### EXERCISE INPUT ###

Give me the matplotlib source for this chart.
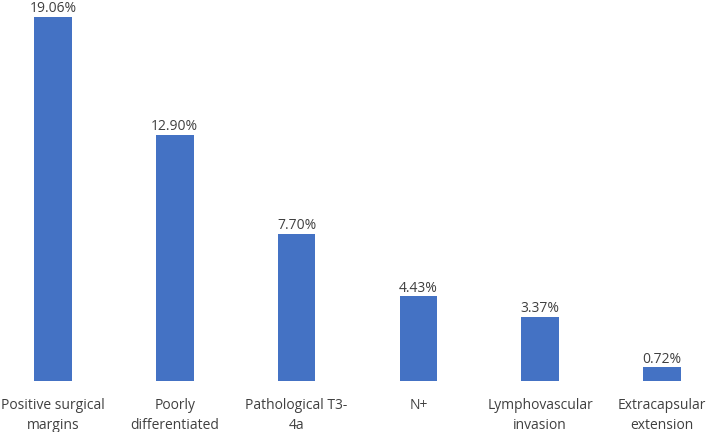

###
### EXERCISE INPUT ###

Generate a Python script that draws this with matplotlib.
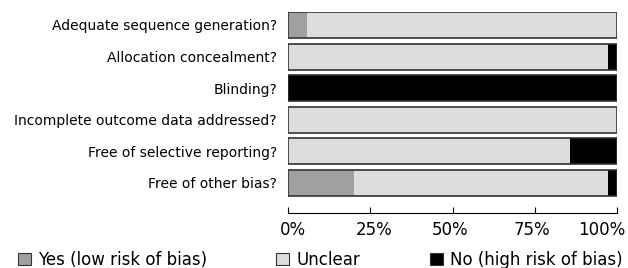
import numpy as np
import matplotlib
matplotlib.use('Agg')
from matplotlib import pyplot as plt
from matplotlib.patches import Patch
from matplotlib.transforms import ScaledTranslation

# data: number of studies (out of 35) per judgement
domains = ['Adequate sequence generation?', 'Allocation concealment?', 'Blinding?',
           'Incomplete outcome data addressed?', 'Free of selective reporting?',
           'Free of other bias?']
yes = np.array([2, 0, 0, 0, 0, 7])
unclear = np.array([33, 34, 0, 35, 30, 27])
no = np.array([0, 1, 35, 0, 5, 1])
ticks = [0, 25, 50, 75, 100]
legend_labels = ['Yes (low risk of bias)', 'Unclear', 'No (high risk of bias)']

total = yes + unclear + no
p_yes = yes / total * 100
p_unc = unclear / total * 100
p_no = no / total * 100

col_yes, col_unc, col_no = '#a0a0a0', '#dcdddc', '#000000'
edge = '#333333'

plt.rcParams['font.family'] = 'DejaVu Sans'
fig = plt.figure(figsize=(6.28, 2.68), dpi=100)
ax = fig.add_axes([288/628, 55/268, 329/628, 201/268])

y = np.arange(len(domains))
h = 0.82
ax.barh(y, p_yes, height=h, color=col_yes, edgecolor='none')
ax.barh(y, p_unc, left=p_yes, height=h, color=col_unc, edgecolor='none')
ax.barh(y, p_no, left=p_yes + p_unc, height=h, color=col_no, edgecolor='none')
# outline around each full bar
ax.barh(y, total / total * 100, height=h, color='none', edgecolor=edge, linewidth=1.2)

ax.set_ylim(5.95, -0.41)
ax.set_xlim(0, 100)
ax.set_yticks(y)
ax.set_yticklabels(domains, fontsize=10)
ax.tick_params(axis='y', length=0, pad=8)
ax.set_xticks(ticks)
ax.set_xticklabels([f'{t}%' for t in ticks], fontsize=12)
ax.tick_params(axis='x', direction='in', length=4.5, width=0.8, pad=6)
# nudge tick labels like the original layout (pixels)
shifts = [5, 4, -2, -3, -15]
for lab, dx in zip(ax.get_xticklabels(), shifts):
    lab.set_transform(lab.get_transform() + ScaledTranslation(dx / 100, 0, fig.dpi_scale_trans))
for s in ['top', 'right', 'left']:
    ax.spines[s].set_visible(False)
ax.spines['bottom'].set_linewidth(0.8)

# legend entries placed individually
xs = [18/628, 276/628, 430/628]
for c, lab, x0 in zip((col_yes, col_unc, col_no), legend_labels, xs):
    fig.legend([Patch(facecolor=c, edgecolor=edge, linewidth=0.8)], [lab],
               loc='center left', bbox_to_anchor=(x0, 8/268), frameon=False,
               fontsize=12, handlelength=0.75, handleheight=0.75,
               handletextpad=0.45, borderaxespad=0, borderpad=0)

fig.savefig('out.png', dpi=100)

###

## STATED PROBLEM
Copy exactly the stretch of lines from the one containing "Generate a Python" through the one containing "ax.barh(y, total /", both included. Leave out any pictures.

## FULL SOLUTION
Generate a Python script that draws this with matplotlib.
import numpy as np
import matplotlib
matplotlib.use('Agg')
from matplotlib import pyplot as plt
from matplotlib.patches import Patch
from matplotlib.transforms import ScaledTranslation

# data: number of studies (out of 35) per judgement
domains = ['Adequate sequence generation?', 'Allocation concealment?', 'Blinding?',
           'Incomplete outcome data addressed?', 'Free of selective reporting?',
           'Free of other bias?']
yes = np.array([2, 0, 0, 0, 0, 7])
unclear = np.array([33, 34, 0, 35, 30, 27])
no = np.array([0, 1, 35, 0, 5, 1])
ticks = [0, 25, 50, 75, 100]
legend_labels = ['Yes (low risk of bias)', 'Unclear', 'No (high risk of bias)']

total = yes + unclear + no
p_yes = yes / total * 100
p_unc = unclear / total * 100
p_no = no / total * 100

col_yes, col_unc, col_no = '#a0a0a0', '#dcdddc', '#000000'
edge = '#333333'

plt.rcParams['font.family'] = 'DejaVu Sans'
fig = plt.figure(figsize=(6.28, 2.68), dpi=100)
ax = fig.add_axes([288/628, 55/268, 329/628, 201/268])

y = np.arange(len(domains))
h = 0.82
ax.barh(y, p_yes, height=h, color=col_yes, edgecolor='none')
ax.barh(y, p_unc, left=p_yes, height=h, color=col_unc, edgecolor='none')
ax.barh(y, p_no, left=p_yes + p_unc, height=h, color=col_no, edgecolor='none')
# outline around each full bar
ax.barh(y, total / total * 100, height=h, color='none', edgecolor=edge, linewidth=1.2)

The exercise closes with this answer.